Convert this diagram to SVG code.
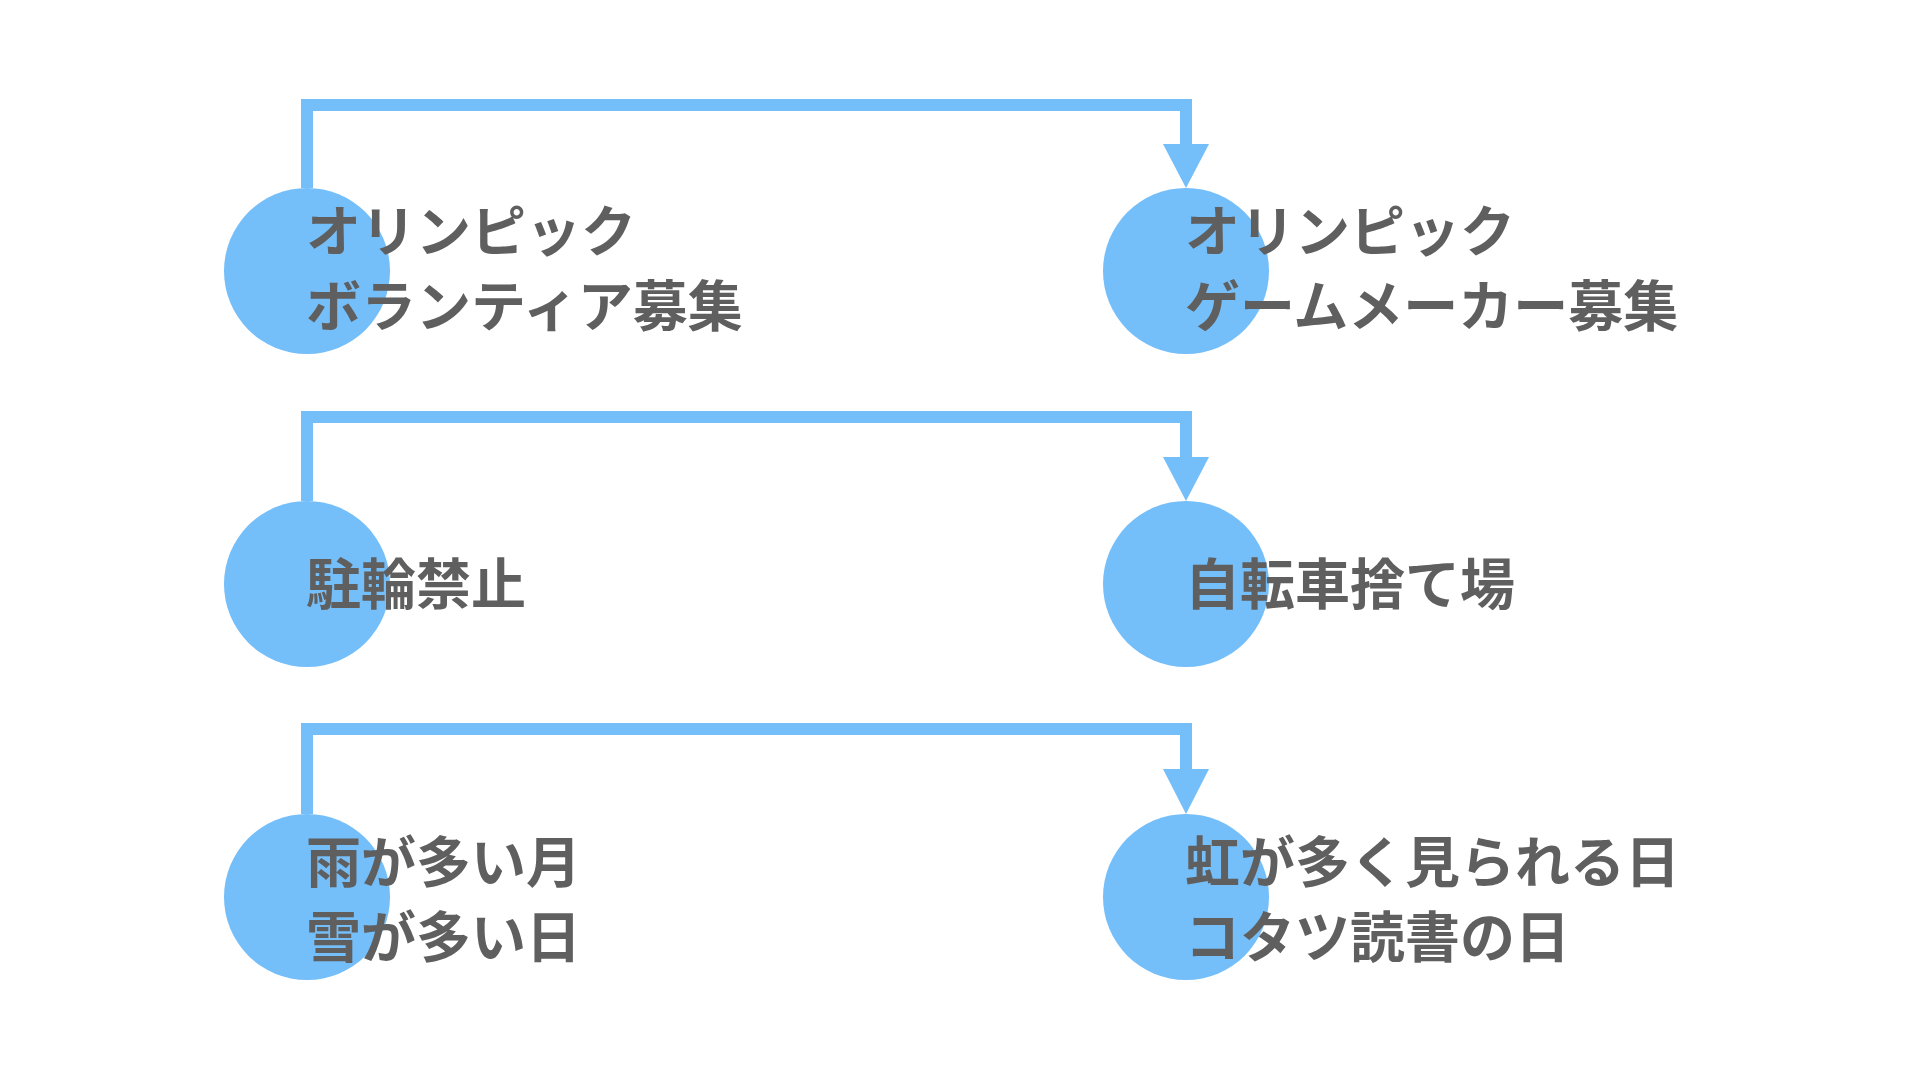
<svg xmlns="http://www.w3.org/2000/svg" width="1920" height="1080" viewBox="0 0 1920 1080">
<style>
.bg{fill:#ffffff}
.dot{fill:#74bef9}
.wire{fill:none;stroke:#74bef9;stroke-width:12;stroke-linejoin:miter;stroke-linecap:butt}
.head{fill:#74bef9}
.lbl{font-family:"Noto Sans CJK JP","Noto Sans CJK SC",sans-serif;font-weight:700;font-size:55px;fill:#5f5f5f}
</style>
<rect class="bg" x="0" y="0" width="1920" height="1080"/>
<g id="connectors">
<path class="wire" d="M307 188 V105 H1186 V144"/>
<polygon class="head" points="1163,144 1209,144 1186,188"/>
<path class="wire" d="M307 501 V417 H1186 V457"/>
<polygon class="head" points="1163,457 1209,457 1186,501"/>
<path class="wire" d="M307 814 V729 H1186 V769"/>
<polygon class="head" points="1163,769 1209,769 1186,814"/>
</g>
<g id="node-olympic-volunteer">
<circle class="dot" cx="307" cy="271" r="83"/>
<text class="lbl" x="306" y="251">オリンピック</text>
<text class="lbl" x="306" y="326">ボランティア募集</text>
</g>
<g id="node-olympic-gamemaker">
<circle class="dot" cx="1186" cy="271" r="83"/>
<text class="lbl" x="1185" y="251">オリンピック</text>
<text class="lbl" x="1185" y="326">ゲームメーカー募集</text>
</g>
<g id="node-parking-ban">
<circle class="dot" cx="307" cy="584" r="83"/>
<text class="lbl" x="306" y="604">駐輪禁止</text>
</g>
<g id="node-bike-dump">
<circle class="dot" cx="1186" cy="584" r="83"/>
<text class="lbl" x="1185" y="604">自転車捨て場</text>
</g>
<g id="node-rainy">
<circle class="dot" cx="307" cy="897" r="83"/>
<text class="lbl" x="306" y="882">雨が多い月</text>
<text class="lbl" x="306" y="957">雪が多い日</text>
</g>
<g id="node-rainbow">
<circle class="dot" cx="1186" cy="897" r="83"/>
<text class="lbl" x="1185" y="882">虹が多く見られる日</text>
<text class="lbl" x="1185" y="957">コタツ読書の日</text>
</g>
</svg>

◆ **TASK DETAILS**: Omit every picture while copying the listing above exactly.

◆ **REPLY**:
Convert this diagram to SVG code.
<svg xmlns="http://www.w3.org/2000/svg" width="1920" height="1080" viewBox="0 0 1920 1080">
<style>
.bg{fill:#ffffff}
.dot{fill:#74bef9}
.wire{fill:none;stroke:#74bef9;stroke-width:12;stroke-linejoin:miter;stroke-linecap:butt}
.head{fill:#74bef9}
.lbl{font-family:"Noto Sans CJK JP","Noto Sans CJK SC",sans-serif;font-weight:700;font-size:55px;fill:#5f5f5f}
</style>
<rect class="bg" x="0" y="0" width="1920" height="1080"/>
<g id="connectors">
<path class="wire" d="M307 188 V105 H1186 V144"/>
<polygon class="head" points="1163,144 1209,144 1186,188"/>
<path class="wire" d="M307 501 V417 H1186 V457"/>
<polygon class="head" points="1163,457 1209,457 1186,501"/>
<path class="wire" d="M307 814 V729 H1186 V769"/>
<polygon class="head" points="1163,769 1209,769 1186,814"/>
</g>
<g id="node-olympic-volunteer">
<circle class="dot" cx="307" cy="271" r="83"/>
<text class="lbl" x="306" y="251">オリンピック</text>
<text class="lbl" x="306" y="326">ボランティア募集</text>
</g>
<g id="node-olympic-gamemaker">
<circle class="dot" cx="1186" cy="271" r="83"/>
<text class="lbl" x="1185" y="251">オリンピック</text>
<text class="lbl" x="1185" y="326">ゲームメーカー募集</text>
</g>
<g id="node-parking-ban">
<circle class="dot" cx="307" cy="584" r="83"/>
<text class="lbl" x="306" y="604">駐輪禁止</text>
</g>
<g id="node-bike-dump">
<circle class="dot" cx="1186" cy="584" r="83"/>
<text class="lbl" x="1185" y="604">自転車捨て場</text>
</g>
<g id="node-rainy">
<circle class="dot" cx="307" cy="897" r="83"/>
<text class="lbl" x="306" y="882">雨が多い月</text>
<text class="lbl" x="306" y="957">雪が多い日</text>
</g>
<g id="node-rainbow">
<circle class="dot" cx="1186" cy="897" r="83"/>
<text class="lbl" x="1185" y="882">虹が多く見られる日</text>
<text class="lbl" x="1185" y="957">コタツ読書の日</text>
</g>
</svg>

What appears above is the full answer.